Information supplied
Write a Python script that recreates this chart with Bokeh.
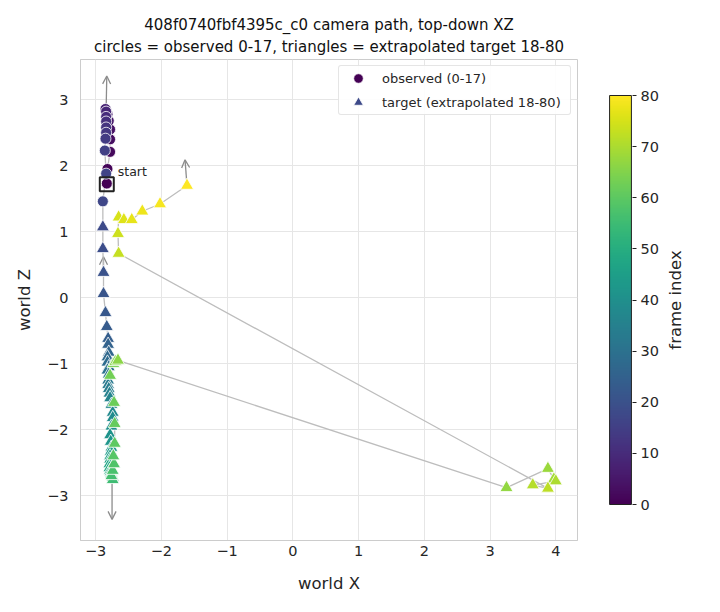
import numpy as np
from bokeh.plotting import figure
from bokeh.models import (Range1d, FixedTicker, LinearColorMapper, Arrow, OpenHead,
                          Title, ColumnDataSource)
from bokeh.transform import linear_cmap
from bokeh.palettes import Viridis256
from bokeh.layouts import row
from bokeh.embed import file_html
from bokeh.resources import INLINE
from bokeh.core.properties import value

# ---------------- data ----------------
obs_idx = list(range(0, 18))
obs_x = [-2.83, -2.82, -2.78, -2.78, -2.78, -2.80, -2.82, -2.84, -2.85,
         -2.84, -2.84, -2.84, -2.84, -2.84, -2.85, -2.86, -2.84, -2.89]
obs_z = [1.73, 1.95, 2.21, 2.40, 2.55, 2.68, 2.78, 2.84, 2.86,
         2.82, 2.74, 2.67, 2.58, 2.50, 2.41, 2.23, 1.88, 1.46]

tgt_idx = list(range(18, 81))
tgt_x = [-2.89, -2.89, -2.88, -2.88, -2.85, -2.83, -2.81, -2.81, -2.80, -2.82,
         -2.82, -2.80, -2.82, -2.80, -2.81, -2.81, -2.80, -2.79, -2.78, -2.76,
         -2.74, -2.74, -2.76, -2.78, -2.77, -2.76, -2.77, -2.78, -2.78, -2.79,
         -2.79, -2.78, -2.77, -2.76, -2.76, -2.75, -2.74, -2.74,
         -2.76, -2.74, -2.72, -2.73, -2.71, -2.71, -2.72, -2.78, -2.73, -2.70, -2.66,
         3.25, 3.88, 3.97, 4.00, 3.65, 3.88,
         -2.65, -2.66, -2.65, -2.57, -2.45, -2.29, -2.02, -1.61]
tgt_z = [1.07, 0.74, 0.38, 0.06, -0.23, -0.44, -0.62, -0.71, -0.83, -0.90,
         -0.98, -1.05, -1.10, -1.16, -1.25, -1.32, -1.38, -1.45, -1.52, -1.62,
         -1.74, -1.82, -1.95, -2.08, -2.18, -2.27, -2.33, -2.40, -2.45, -2.52,
         -2.58, -2.62, -2.64, -2.66, -2.68, -2.70, -2.72, -2.76,
         -2.70, -2.62, -2.52, -2.40, -2.21, -1.91, -1.59, -1.18, -1.00, -0.97, -0.95,
         -2.88, -2.59, -2.75, -2.78, -2.84, -2.89,
         0.67, 0.97, 1.22, 1.18, 1.18, 1.31, 1.42, 1.70]

# heading arrows (start -> end)
arr_x0 = [-2.84, -2.88, -2.75, -1.61]
arr_z0 = [2.86, 0.40, -2.80, 1.70]
arr_x1 = [-2.83, -2.88, -2.75, -1.64]
arr_z1 = [3.36, 0.62, -3.36, 2.09]

start_x = [-2.83]
start_z = [1.72]

x_ticks = [-3, -2, -1, 0, 1, 2, 3, 4]
z_ticks = [-3, -2, -1, 0, 1, 2, 3]
cb_low, cb_high = 0, 80
cb_ticks = [0, 10, 20, 30, 40, 50, 60, 70, 80]

title_1 = "408f0740fbf4395c_c0 camera path, top-down XZ"
title_2 = "circles = observed 0-17, triangles = extrapolated target 18-80"

FONT = "DejaVu Sans"
TXT = "#262626"
H = 612
B_TOP, B_BOT = 59, 72


def lab(t):
    return ("\u2212" + str(abs(t))) if t < 0 else str(t)


# ---------------- main figure ----------------
p = figure(width=590, height=H, output_backend="svg", toolbar_location=None,
           title=None,
           x_range=Range1d(-3.23, 4.33), y_range=Range1d(-3.68, 3.61),
           min_border_left=80, min_border_right=13, min_border_top=B_TOP,
           min_border_bottom=B_BOT)
p.background_fill_color = "white"
p.border_fill_color = "white"
p.outline_line_color = "#cccccc"
p.outline_line_width = 1

t2 = Title(text=title_2, align="center", text_font_size="15px",
           text_font=FONT, text_font_style="normal", text_color="#111111",
           standoff=8)
t1 = Title(text=title_1, align="center", text_font_size="15px",
           text_font=FONT, text_font_style="normal", text_color="#111111",
           standoff=0)
try:
    t1.standoff = -5
except Exception:
    pass
p.add_layout(t2, "above")
p.add_layout(t1, "above")

for ax, ticks in ((p.xaxis[0], x_ticks), (p.yaxis[0], z_ticks)):
    ax.ticker = FixedTicker(ticks=ticks)
    ax.major_label_overrides = {t: lab(t) for t in ticks}
    ax.axis_line_color = "#cccccc"
    ax.major_tick_line_color = None
    ax.minor_tick_line_color = None
    ax.major_tick_out = 0
    ax.major_tick_in = 0
    ax.major_label_text_font = FONT
    ax.major_label_text_font_size = "14.5px"
    ax.major_label_text_color = TXT
    ax.axis_label_text_font = FONT
    ax.axis_label_text_font_size = "16.5px"
    ax.axis_label_text_font_style = "normal"
    ax.axis_label_text_color = TXT
p.xaxis.axis_label = "world X"
p.yaxis.axis_label = "world Z"
p.xaxis.major_label_standoff = 5
p.yaxis.major_label_standoff = 12
p.xaxis.axis_label_standoff = 15
p.yaxis.axis_label_standoff = 10

p.xgrid.ticker = FixedTicker(ticks=x_ticks)
p.ygrid.ticker = FixedTicker(ticks=z_ticks)
p.grid.grid_line_color = "#e6e6e6"
p.grid.grid_line_width = 1

cmap = linear_cmap("idx", Viridis256, cb_low, cb_high)

# path line
p.line(obs_x + tgt_x, obs_z + tgt_z, line_color="#bdbdbd", line_width=1.3)

# arrows
for x0, z0, x1, z1 in zip(arr_x0, arr_z0, arr_x1, arr_z1):
    p.add_layout(Arrow(end=OpenHead(size=8, line_color="#8c8c8c", line_width=1.3),
                       x_start=x0, y_start=z0, x_end=x1, y_end=z1,
                       line_color="#8c8c8c", line_width=1.3, level="underlay"))

obs_src = ColumnDataSource(dict(x=obs_x, z=obs_z, idx=obs_idx))
tgt_src = ColumnDataSource(dict(x=tgt_x, z=tgt_z, idx=tgt_idx))

p.scatter("x", "z", source=obs_src, marker="circle", size=11,
          fill_color=cmap, line_color="white", line_width=0.8,
          legend_label="observed (0-17)")
p.scatter("x", "z", source=tgt_src, marker="triangle", size=13,
          fill_color=cmap, line_color="white", line_width=0.8,
          legend_label="target (extrapolated 18-80)")

# start marker
p.scatter(start_x, start_z, marker="square", size=14, fill_color=None,
          line_color="#222222", line_width=2)
p.text(start_x, start_z, text=["start"], x_offset=11, y_offset=-13,
       text_font=value(FONT), text_font_size="12.5px", text_color=TXT,
       text_align="left", text_baseline="middle")

lg = p.legend[0]
lg.location = "top_right"
lg.margin = 6
lg.padding = 0
lg.spacing = -3
lg.glyph_height = 24
lg.glyph_width = 38
lg.label_height = 24
lg.label_standoff = 5
lg.label_width = 188
lg.label_text_font = FONT
lg.label_text_font_size = "13px"
lg.label_text_color = TXT
lg.border_line_color = "#cccccc"
lg.border_line_width = 1
lg.background_fill_alpha = 0.9
if "border_radius" in lg.properties():
    lg.border_radius = 3

# ---------------- colour bar figure ----------------
px_per = (H - B_TOP - B_BOT - 36 - 36) / (cb_high - cb_low)   # bar spans 409 px
pad = 36 / px_per
cb = figure(width=72, height=H, output_backend="svg", toolbar_location=None,
            title=None, x_range=Range1d(-0.05, 1.05),
            y_range=Range1d(cb_low - pad, cb_high + pad),
            x_axis_location=None, y_axis_location="right",
            min_border_left=18, min_border_right=30, min_border_top=B_TOP,
            min_border_bottom=B_BOT)
cb.grid.visible = False
cb.outline_line_color = None
cb.background_fill_color = "white"
mapper = LinearColorMapper(palette=Viridis256, low=cb_low, high=cb_high)
grad = np.linspace(cb_low, cb_high, 256).reshape(-1, 1)
cb.image(image=[grad], x=0, y=cb_low, dw=1, dh=cb_high - cb_low, color_mapper=mapper)
cb.quad(left=[0], right=[1], bottom=[cb_low], top=[cb_high], fill_color=None,
        line_color="#222222", line_width=1)
ay = cb.yaxis[0]
ay.ticker = FixedTicker(ticks=cb_ticks)
ay.axis_line_color = None
ay.major_tick_line_color = "#222222"
ay.major_tick_out = 4
ay.major_tick_in = 0
ay.minor_tick_line_color = None
ay.major_label_standoff = 4
ay.major_label_text_font = FONT
ay.major_label_text_font_size = "14.5px"
ay.major_label_text_color = TXT

# ---------------- colour bar label (left axis label of a slim figure) ----------------
lf = figure(width=58, height=H, output_backend="svg", toolbar_location=None,
            title=None, x_range=Range1d(0, 1), y_range=Range1d(0, 1),
            x_axis_location=None, y_axis_location="left",
            min_border_left=0, min_border_right=0, min_border_top=B_TOP,
            min_border_bottom=B_BOT)
lf.grid.visible = False
lf.outline_line_color = None
lf.scatter([0.5], [0.5], size=0, alpha=0)
la = lf.yaxis[0]
la.ticker = FixedTicker(ticks=[])
la.axis_line_color = None
la.major_tick_line_color = None
la.minor_tick_line_color = None
la.major_label_text_font_size = "0px"
la.major_label_standoff = 0
la.axis_label = "frame index"
la.axis_label_standoff = 0
la.axis_label_text_font = FONT
la.axis_label_text_font_size = "16.5px"
la.axis_label_text_font_style = "normal"
la.axis_label_text_color = TXT

layout = row(p, cb, lf)
open("out.html", "w").write(file_html(layout, INLINE))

Directions for this task
Write out again, exactly, the lines from the start of the listing up to the line containing "2.82, 2.74, 2.67, 2.58, 2.50, 2.41, 2.23, 1.88, 1.46]", with both ends and without pictures.

Full response
Write a Python script that recreates this chart with Bokeh.
import numpy as np
from bokeh.plotting import figure
from bokeh.models import (Range1d, FixedTicker, LinearColorMapper, Arrow, OpenHead,
                          Title, ColumnDataSource)
from bokeh.transform import linear_cmap
from bokeh.palettes import Viridis256
from bokeh.layouts import row
from bokeh.embed import file_html
from bokeh.resources import INLINE
from bokeh.core.properties import value

# ---------------- data ----------------
obs_idx = list(range(0, 18))
obs_x = [-2.83, -2.82, -2.78, -2.78, -2.78, -2.80, -2.82, -2.84, -2.85,
         -2.84, -2.84, -2.84, -2.84, -2.84, -2.85, -2.86, -2.84, -2.89]
obs_z = [1.73, 1.95, 2.21, 2.40, 2.55, 2.68, 2.78, 2.84, 2.86,
         2.82, 2.74, 2.67, 2.58, 2.50, 2.41, 2.23, 1.88, 1.46]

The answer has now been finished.